Torture case raises questions over social services

The two brothers involved in the Edlington torture case were well known to social services, the police and the education service, raising questions over whether the tragedy could have been prevented.
 
At the time of the attack, one was subject to a supervision order after he was convicted of battery and the other was on bail charged with actual bodily harm and burglary.

And in the days before the main attack, the brothers attacked two other youngsters in Edlington.
 
Children’s services in the South Yorkshire town have been under tremendous public scrutiny following the deaths of a number of children known to social workers.

The fact the two boys were known to the department will only increase the pressure on the council. Questions will also be asked about whether more should have been done after they attacked two other young boys in the days leading up to the main incident.

Few details have been released about social services’ involvement with the two young defendants and their family. Court hearings have been told both boys were on the child protection register and both had been expelled from school. At the time of the attack, both boys had been placed in foster care in the Edlington area. They had only been there since March 10 – about three weeks before the attack.

People living close to the family home said they appealed to the council and police for help to deal with the problems the family were causing. And a friend of the boys’ mother said she had pleaded with social workers for help controlling her sons.

Question will also be asked about whether the boys should have been free to carry out the attacks after a string of previous incidents.
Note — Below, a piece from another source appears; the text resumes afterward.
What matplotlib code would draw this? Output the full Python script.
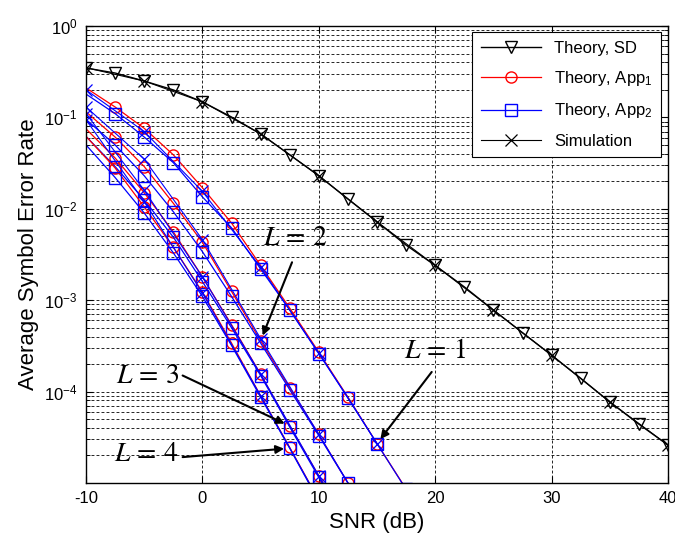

At the time of the attack, the 10-year-old was on bail to appear before the youth court on two charges of actual bodily harm and one of burglary, while his brother had received a 12-month supervision order just two months earlier after being convicted of battery.

The younger boy had no previous convictions but did have reprimands for actual bodily harm and common assault.

Just a week before the attack on the two boys, the brothers carried out an almost identical assault on another 11-year-old.

The boy’s mother claimed she called police immediately but an officer did not visit her and her son for 24 hours and she felt the response lacked urgency.

Police called round twice more in the following week and the brothers were due to be questioned on the morning of April 4 but never turned up at the police station, leaving them free to launch the attack on the two boys just hours later.

Doncaster found itself in the spotlight after it emerged seven children known to the town’s social services had died since 2004.

A routine Ofsted inspection branded children’s services in the town “inadequate”, prompting ministers to order an investigation into the local authority.

One of the children who died was 16-month-old Amy Howson whose spine was snapped by her father, James Howson. Amy also lived in Edlington.

A review into Amy’s death said opportunities were missed to intervene in her family’s life. Amy died in December 2007. Her 25-year-old father was later sentenced to a minimum of 22 years in prison.

The case has drawn parallels with the murder of James Bulger- a tragedy etched in British criminal history. James was only two-years-old when he was abducted and murdered by two 10-year-olds – Robert Thompson and Jon Venables – who had led him from a Merseyside shopping centre.